Срезы автобиографии видны в образах и именах героев «Убиенного поэта»: в крестьянской девушке Мариетте угадывается первая возлюбленная Аполлинера валлонка Мирей; в полунемке, полукорсиканке Мие — другая его пассия, еврейка Линда Молина да Сильва, чья шепелявость, неоднократно воспетая Аполлинером в стихах, ей посвященных, перекликается с особым монакским выговором Мии; Бенинский Птах, вошедший в парижскую жизнь Крониаманталя, — Пикассо; в образе Лжепииты Папоната кого только не разглядишь, недругов у Аполлинера было предостаточно; наконец, Мари Лоран-сен — эта, по словам писателя Армана Лану, «кисловатая Тристуз Балеринетт Аполлинера».
Знакомство Тристуз и Крониаманталя — зеркальное отражение знакомства Мари и Гийома. Бенинский Птах говорит ему: «Вчера вечером я видел твою жену. — Кто она? — спросил Крониаманталь. — Не знаю, я ее увидел, но не знаю ее. Это именно такая девушка, какие тебе нравятся». Майским вечером 1907 года Пикассо, возвратившись от продавца картин Клависа Сато, сказал Аполлинеру: «Я только что встретил у Сато твою невесту». (Точно так же, ровно за три года до этого, в мае 1904 года, Пикассо сказал Максу Жакобу: «Я только что встретил в баре совершенно необычного типа». Этим «типом» оказался Аполлинер, и с этого времени начались «самые прекрасные дни», как впоследствии вспоминал Жакоб, их жизни). Через пять лет Лорансен и Аполлинер расстанутся, и это восхитительное и одновременно чудовищное пятилетие их связи сгустится до нескольких, но важных эпизодов «Убиенного поэта».
Аллюзии на события биографии поэта дополняются его «личной» географией. Вот Рим, где он родился; Монако, где учился в лицее; река Амблева в бельгийском городке Ставло — память о его первой любви; Кельн, Мюнхен, Прага, Брно — города, которые он посещал, вдохновленный любовью к Анни Плейден... Все создает отнюдь не мифическую, но вполне реальную атмосферу повести. Аполлинер изображает осязаемый до мельчайших деталей мир, но в нем, как оказывается, нет места ни поэзии, ни любви. Эпизоды, в которых появляется главный гонитель поэтов немецкий «ученый-агротехник» Тограт, словно в насмешку названный Горацием, а главное, где во всю силу заявляет о себе тупая, беспрекословно повинующаяся популистским призывам толпа, — эти эпизоды, предвосхитившие многие события прошлого столетия, дорогого стоят.

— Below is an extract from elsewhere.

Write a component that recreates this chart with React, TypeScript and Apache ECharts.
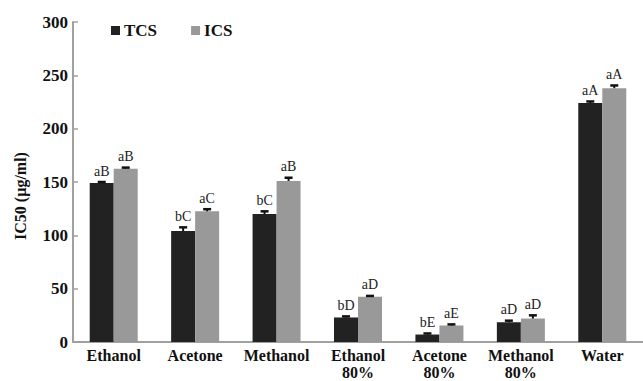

Провидческий дар Аполлинера оказался равновелик его литературному дарованию.
Это незаурядное дарование воплотилось в «Убиенном поэте» на всех уровнях. Повесть сшита как «лоскутное одеяло»; ее читатель должен быть не просто эрудирован, он вынужден принимать те правила игры, которые ему задает автор. Многослойность повести — в читательском сотворчестве. Нужно представлять, что это за «лоскутки» (а сюда входят и страницы, не вошедшие в «Гниющего чародея», и черновики неосуществленных замыслов, и фрагменты недавних журнальных публикаций); нужно ощущать литературную традицию — прежде всего опыты Рабле и Вольтера. Но не только. Аполлинер замечательно подхватывает пародийную интонацию Альфреда Жарри — может быть, не столько драматургии автора «Короля Убю», сколько прозы (особенно его знаменитых ернических альманахов). Есть аллюзии и более тонкие: отношения Тристуз и Крониаманталя напоминают о Матильде и Жюльене из «Красного и черного» Стендаля; во всяком случае, эпизод с похоронами поэта и памятником ему, который «был наполнен иллюзией его присутствия», читается с оглядкой на похороны отрубленной головы Сореля в пещере, украшенной мраморными изваяниями. А весь эпизод разговора Крониаманталя со статуей поэта Франсуа Коппе есть не что иное, как пародийная аллюзия на главку «Бессонная ночь» из «Записок вдовца» Поля Вердена, на встречу двух призраков — Франсуа Вийона и Альфреда де Мюссе.
Наконец, Аполлинер требует от читателя проницательности, предлагая ему непростые филологические задачки, решение которых зависит от эрудированности и языкового чутья. Чего стоят разбросанные по всей повести анаграммы, говорящие имена, словесные ребусы — часть из них мы попытались расшифровать и в тексте, и в комментариях, надеясь, что читатель перевода, так же как читатель оригинала, попытается войти в стихию языковой игры и стать ее соучастником.
Это в меньшей степени относится к «Гниющему чародею» — для него важнее историко-литературные аллюзии. Однако обе притчи объединены стремлением автора совместить реальность и фантазию, выйти за рамки автобиографии и в то же время сделать ее непременным участником поэтического действа, а главное — по крупицам сотворить легенду по имени Гийом Аполлинер. Она создавалась в ту эпоху, когда любимый поэтом Анри Матисс говорил: «Я нашел, что солнце нельзя изобразить и можно только представить».